With fish in the tank during establishing all of your bacteria or cycling, the focus HAS to shift to maintaining the safety of the fish. Not to establishing the cycle or speeding it along. If water changes delay the cycle, then it just delays it. It doesn't stop it. Do what you need to save the fish....the cycle will eventually take care of itself. 

In that size tank the initial 4 fish would have been more than enough to get the cycle going and complete. Cycles with fish can take up to 8wks...mine was done in 5 (last time I used fish anyway).

If your ammonia levels are still up around 4, I would be doing daily 50% water changes until you got it at 1 or below. A resonable goal is to try and maintain that level. Same value applies for nitrites if and when they start to show. 
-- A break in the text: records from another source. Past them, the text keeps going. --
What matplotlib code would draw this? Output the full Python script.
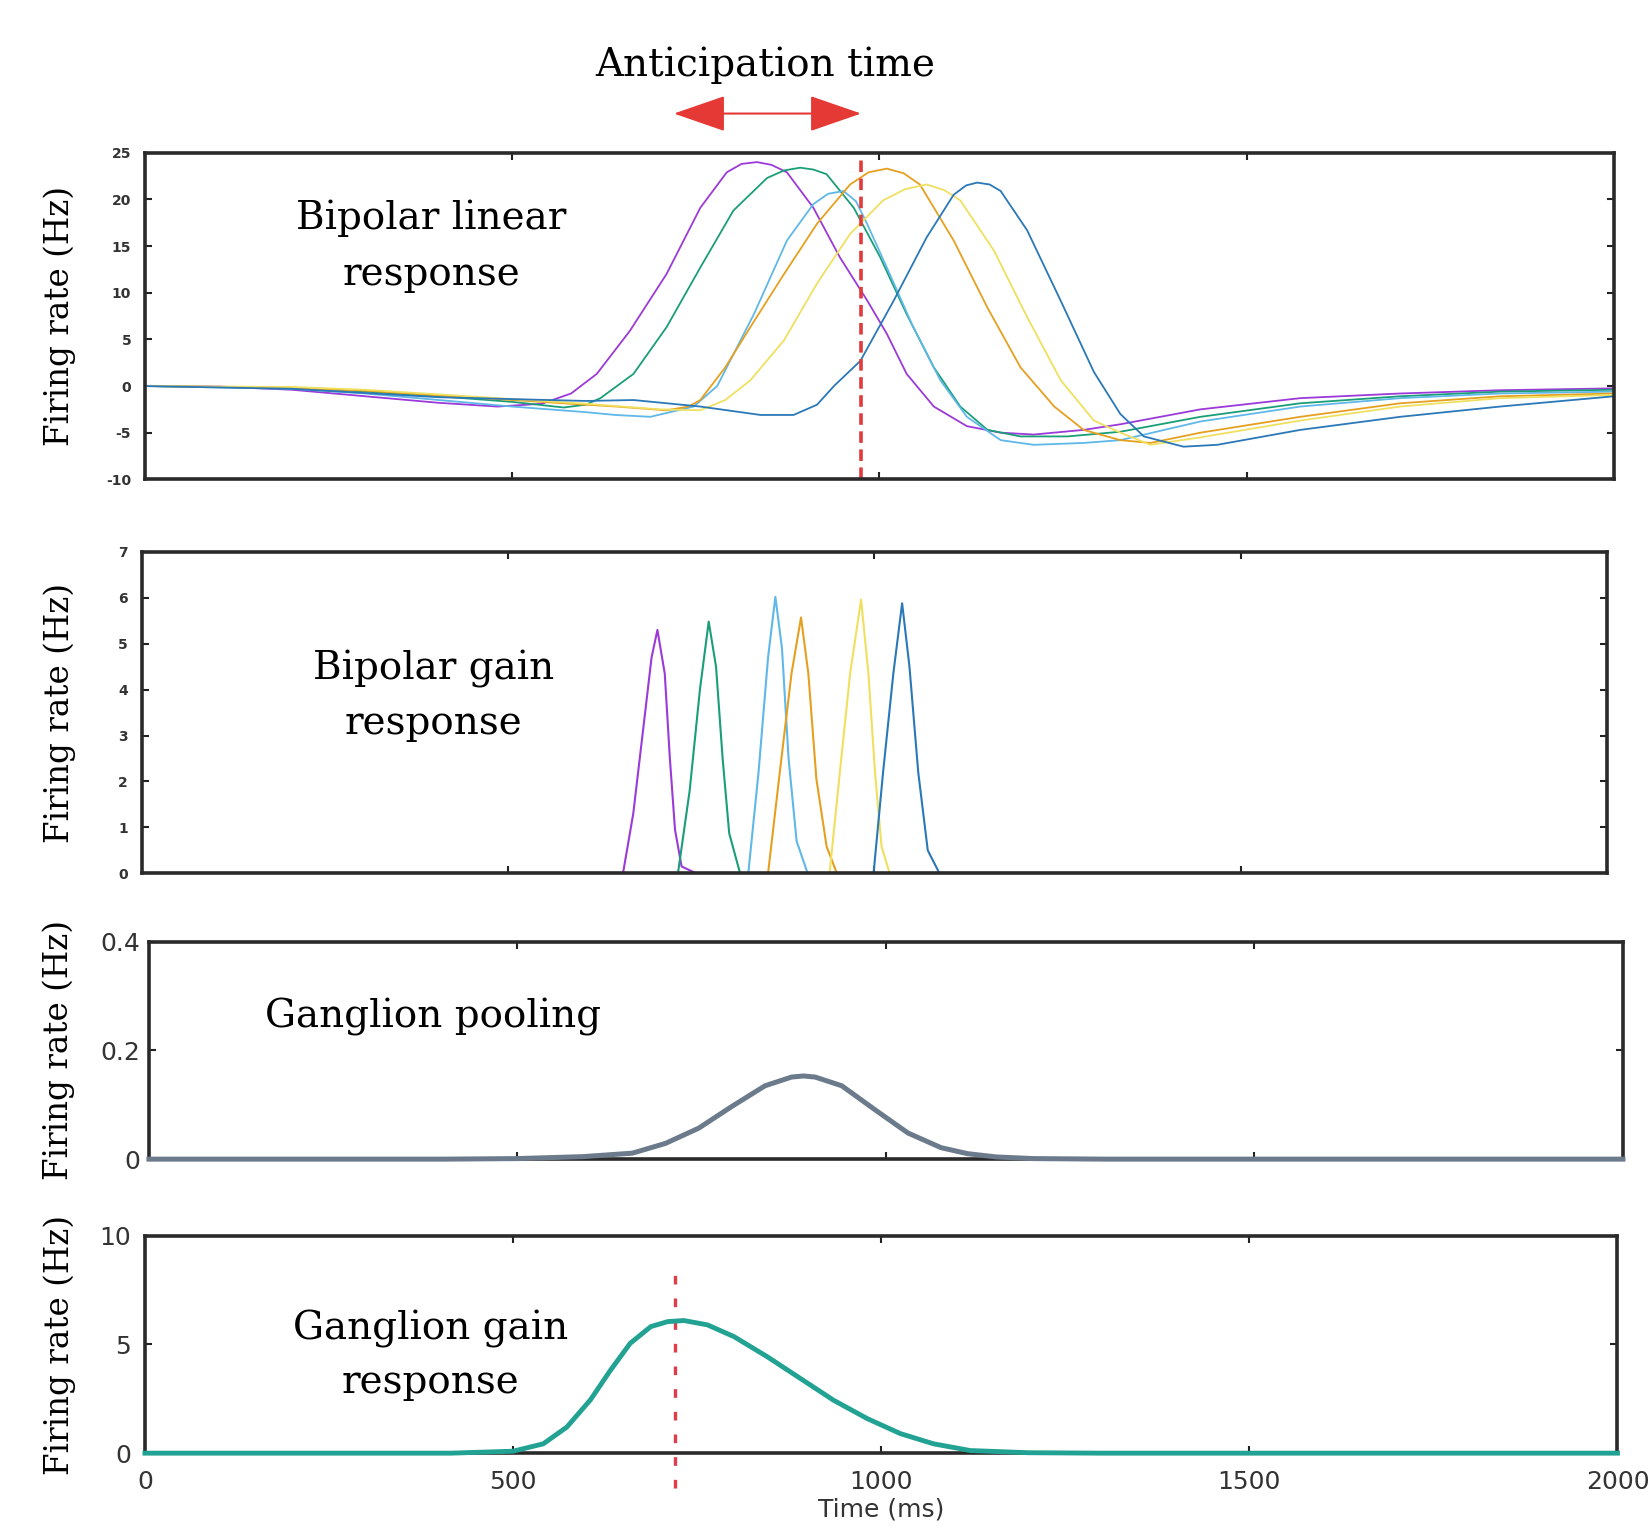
import matplotlib.pyplot as plt

plt.rcParams['axes.unicode_minus'] = False

# time window (ms)
t_max = 2000
anticipation_start = 720
anticipation_end = 975

# Bipolar linear response (Hz), six cells
lin_purple_t = [0, 100, 200, 300, 400, 480, 540, 580, 615, 660, 710, 756, 792, 812, 833, 853, 874, 910, 946, 983,
                1010, 1037, 1074, 1119, 1165, 1210, 1278, 1328, 1437, 1573, 1709, 1845, 2000]
lin_purple_r = [0, -0.05, -0.4, -1.1, -1.8, -2.2, -1.9, -0.8, 1.3, 5.9, 12.0, 19.1, 22.9, 23.8, 24.0, 23.7, 22.9, 19.1,
                13.8, 9.2, 5.6, 1.3, -2.2, -4.3, -5.0, -5.2, -4.7, -4.1, -2.5, -1.3, -0.8, -0.45, -0.25]

lin_green_t = [0, 200, 300, 400, 500, 570, 600, 620, 665, 710, 756, 801, 847, 870, 892, 910, 928, 965, 1001, 1037,
               1074, 1110, 1147, 1192, 1256, 1328, 1437, 1573, 1709, 1845, 2000]
lin_green_r = [0, -0.2, -0.6, -1.1, -1.7, -2.3, -2.0, -1.3, 1.3, 6.3, 12.7, 18.8, 22.3, 23.1, 23.4, 23.2, 22.7, 19.1,
               13.8, 7.7, 2.0, -2.2, -4.7, -5.4, -5.4, -4.9, -3.3, -1.85, -1.1, -0.6, -0.4]

lin_cyan_t = [0, 200, 300, 400, 500, 600, 640, 688, 747, 779, 792, 829, 874, 910, 930, 951, 968, 983, 1010, 1046,
              1083, 1119, 1165, 1210, 1278, 1328, 1437, 1573, 1709, 1845, 2000]
lin_cyan_r = [0, -0.3, -0.8, -1.5, -2.2, -2.8, -3.1, -3.3, -2.2, 0, 2.0, 7.7, 15.6, 19.5, 20.6, 20.9, 19.8, 17.4, 12.7,
              6.3, 0.6, -3.3, -5.8, -6.3, -6.1, -5.8, -3.8, -2.2, -1.3, -0.8, -0.6]

lin_orange_t = [0, 200, 300, 400, 500, 600, 642, 710, 740, 756, 790, 824, 870, 915, 960, 985, 1010, 1033, 1055,
                1101, 1147, 1192, 1238, 1278, 1328, 1369, 1437, 1573, 1709, 1845, 2000]
lin_orange_r = [0, -0.2, -0.5, -1.0, -1.5, -2.0, -2.2, -2.6, -2.2, -1.5, 2.0, 6.3, 12.0, 17.4, 21.6, 22.9, 23.3, 22.8,
                21.6, 15.6, 8.4, 2.0, -2.2, -4.7, -5.8, -6.1, -5.0, -3.3, -1.85, -1.1, -0.8]

lin_yellow_t = [0, 200, 300, 400, 500, 600, 700, 756, 790, 824, 870, 915, 960, 1005, 1035, 1064, 1088, 1110, 1156,
                1201, 1247, 1292, 1328, 1369, 1437, 1573, 1709, 1845, 2000]
lin_yellow_r = [0, -0.1, -0.4, -0.9, -1.4, -1.9, -2.5, -2.6, -1.5, 0.6, 4.9, 11.0, 16.3, 19.9, 21.1, 21.6, 21.0, 19.9,
                14.5, 7.4, 0.6, -3.7, -5.0, -6.3, -5.5, -3.7, -2.2, -1.3, -0.95]

lin_blue_t = [0, 200, 400, 600, 665, 756, 838, 883, 915, 938, 974, 1019, 1064, 1101, 1118, 1133, 1150, 1165, 1201,
              1247, 1292, 1328, 1360, 1414, 1460, 1573, 1709, 1845, 2000]
lin_blue_r = [0, -0.3, -1.2, -1.6, -1.5, -2.2, -3.1, -3.1, -2.0, 0, 2.7, 9.1, 15.9, 20.5, 21.5, 21.8, 21.6, 20.9, 16.7,
              9.1, 1.5, -3.0, -5.4, -6.5, -6.3, -4.7, -3.3, -2.2, -1.1]

# Bipolar gain response (Hz)
gain_purple_t = [657, 671, 685, 696, 704, 714, 721, 728, 737, 757]
gain_purple_r = [0, 1.3, 3.2, 4.7, 5.3, 4.35, 2.5, 0.95, 0.15, 0]
gain_green_t = [732, 748, 762, 774, 784, 793, 802, 816]
gain_green_r = [0, 1.8, 4.0, 5.48, 4.5, 2.5, 0.87, 0.05]
gain_cyan_t = [828, 842, 855, 865, 874, 883, 894, 908]
gain_cyan_r = [0, 2.2, 4.7, 6.02, 4.9, 2.5, 0.7, 0.05]
gain_orange_t = [855, 871, 887, 900, 910, 921, 935, 949]
gain_orange_r = [0, 2.2, 4.35, 5.57, 4.35, 2.05, 0.58, 0]
gain_yellow_t = [939, 953, 967, 982, 992, 1001, 1010, 1021]
gain_yellow_r = [0, 2.2, 4.35, 5.96, 4.35, 2.2, 0.58, 0]
gain_blue_t = [999, 1012, 1026, 1038, 1048, 1060, 1073, 1089]
gain_blue_r = [0, 2.2, 4.35, 5.88, 4.5, 2.2, 0.5, 0]

# Ganglion pooling (Hz)
pool_t = [0, 400, 500, 589, 656, 701, 746, 791, 836, 872, 888, 904, 940, 985, 1030, 1075, 1111, 1150, 1200, 1300, 2000]
pool_r = [0, 0, 0.001, 0.0046, 0.011, 0.029, 0.057, 0.097, 0.135, 0.151, 0.153, 0.151, 0.135, 0.091, 0.048, 0.021,
          0.01, 0.004, 0.001, 0, 0]

# Ganglion gain response (Hz)
gg_t = [0, 415, 500, 541, 573, 605, 632, 659, 687, 710, 732, 764, 800, 845, 890, 935, 981, 1026, 1071, 1121, 1200,
        1300, 2000]
gg_r = [0, 0, 0.09, 0.43, 1.2, 2.45, 3.8, 5.05, 5.82, 6.05, 6.1, 5.9, 5.36, 4.44, 3.44, 2.44, 1.59, 0.9, 0.43, 0.12,
        0.02, 0, 0]

colors = ['#9b3ad8', '#1a9e78', '#5fb8e8', '#e6a020', '#efe060', '#2a78b8']
serif = 'DejaVu Serif'

fig = plt.figure(figsize=(16.51, 15.29), dpi=100)
ax1 = fig.add_axes([0.0879, 0.6865, 0.8896, 0.2136])
ax2 = fig.add_axes([0.0858, 0.4288, 0.8875, 0.2103])
ax3 = fig.add_axes([0.0902, 0.2419, 0.8928, 0.1422])
ax4 = fig.add_axes([0.0878, 0.0496, 0.8919, 0.1422])

lin = [(lin_purple_t, lin_purple_r), (lin_green_t, lin_green_r), (lin_cyan_t, lin_cyan_r),
       (lin_orange_t, lin_orange_r), (lin_yellow_t, lin_yellow_r), (lin_blue_t, lin_blue_r)]
for (t, r), c in zip(lin, colors):
    ax1.plot(t, r, color=c, lw=1.3)
ax1.axvline(anticipation_end, color='#e03a3a', lw=2.6, ls=(0, (3.2, 1.8)))
ax1.set_ylim(-10, 25)
ax1.set_yticks(range(-10, 26, 5))

gain = [(gain_purple_t, gain_purple_r), (gain_green_t, gain_green_r), (gain_cyan_t, gain_cyan_r),
        (gain_orange_t, gain_orange_r), (gain_yellow_t, gain_yellow_r), (gain_blue_t, gain_blue_r)]
for (t, r), c in zip(gain, colors):
    ax2.plot(t, r, color=c, lw=1.5)
ax2.set_ylim(0, 7)
ax2.set_yticks(range(0, 8))

ax3.plot(pool_t, pool_r, color='#6b7b8b', lw=3.6, zorder=3, clip_on=False)
ax3.set_ylim(0, 0.4)
ax3.set_yticks([0, 0.2, 0.4])
ax3.set_yticklabels(['0', '0.2', '0.4'])

ax4.plot(gg_t, gg_r, color='#22a292', lw=3.5, zorder=3, clip_on=False)
ax4.plot([anticipation_start, anticipation_start], [-1.6, 8.65], color='#e03c4c', lw=2.4,
         ls=(0, (2.6, 4.2)), clip_on=False)
ax4.set_ylim(0, 10)
ax4.set_yticks([0, 5, 10])
ax4.set_xticks(range(0, 2001, 500))
ax4.set_xlabel('Time (ms)', fontsize=18, color='#333333', labelpad=3)

for ax in (ax1, ax2, ax3):
    ax.set_xticks([500, 1000, 1500])
    ax.set_xticklabels([])

for ax in (ax1, ax2, ax3, ax4):
    ax.set_xlim(0, t_max)
    ax.tick_params(direction='in', top=True, right=True, length=5, width=1.5, color='#222222')
    for s in ax.spines.values():
        s.set_linewidth(2.6)
        s.set_color('#2a2a2a')
    ax.set_ylabel('Firing rate (Hz)', fontsize=23.5, va='center')
    ax.yaxis.label.set_family(serif)

for ax in (ax1, ax2):
    ax.tick_params(axis='y', labelsize=10, pad=10, labelcolor='#333333')
    for lab in ax.get_yticklabels():
        lab.set_fontweight('bold')
ax3.tick_params(axis='y', labelsize=18, pad=6, labelcolor='#333333')
ax4.tick_params(labelsize=18, labelcolor='#333333')
ax4.tick_params(axis='y', pad=10)
ax4.tick_params(axis='x', pad=12)

ax1.yaxis.set_label_coords(-0.058, 0.5)
ax2.yaxis.set_label_coords(-0.056, 0.5)
ax3.yaxis.set_label_coords(-0.061, 0.5)
ax4.yaxis.set_label_coords(-0.058, 0.5)

# panel captions, one text per line
title_kw = dict(fontsize=28, family=serif, ha='center', va='baseline')
ax1.text(390, 16.8, 'Bipolar linear', **title_kw)
ax1.text(390, 10.87, 'response', **title_kw)
ax2.text(398, 4.21, 'Bipolar gain', **title_kw)
ax2.text(398, 3.03, 'response', **title_kw)
ax3.text(386, 0.243, 'Ganglion pooling', **title_kw)
ax4.text(388, 5.24, 'Ganglion gain', **title_kw)
ax4.text(388, 2.78, 'response', **title_kw)

fig.text(0.4633, 0.9503, 'Anticipation time', **title_kw)
ax1.annotate('', xy=(anticipation_end, 1.12), xytext=(anticipation_start, 1.12),
             xycoords=('data', 'axes fraction'), textcoords=('data', 'axes fraction'),
             arrowprops=dict(arrowstyle='<|-|>,head_length=1.1,head_width=0.38', mutation_scale=30,
                             color='#e53935', lw=1.5, shrinkA=0, shrinkB=0),
             annotation_clip=False)

fig.savefig('out.png', dpi=100, facecolor='white')
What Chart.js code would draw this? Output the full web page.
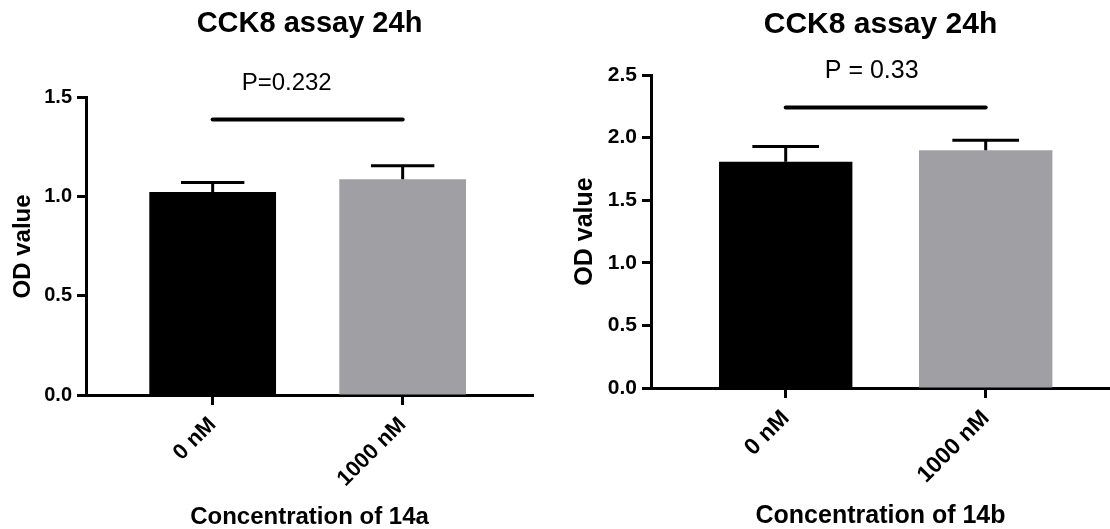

Hard to decipher your plan with so many different recommendations. Bottom line is your fish won't last too long in high levels of ammonia....only one way to reduce it at a speed that your fish need. Also, DO NOT PUT IN ANY AMMONIA BLOCK CHEMICALS!!


----------



## peteyboyny (Oct 18, 2010)

here's some info I found that explains cycling pretty good. makes the whole process a little easier to understand and between the info everyone else has posted maybe you can save your fish. good luck.
Tips for Cycling Your New Aquarium - The First Tank Guide - Getting Your Fish Tank Up and Running with Minimal Headaches


----------



## fishymom (Jan 27, 2011)

Thank you for all the advice. My ammonia level remains at 4.0ppm as of this afternoon. So I did a water change. I did not vaccum the gravel. I added some plants also. There are no nitrites or nitrates so far. I will continue to be patient and give updates.:goldfish:


----------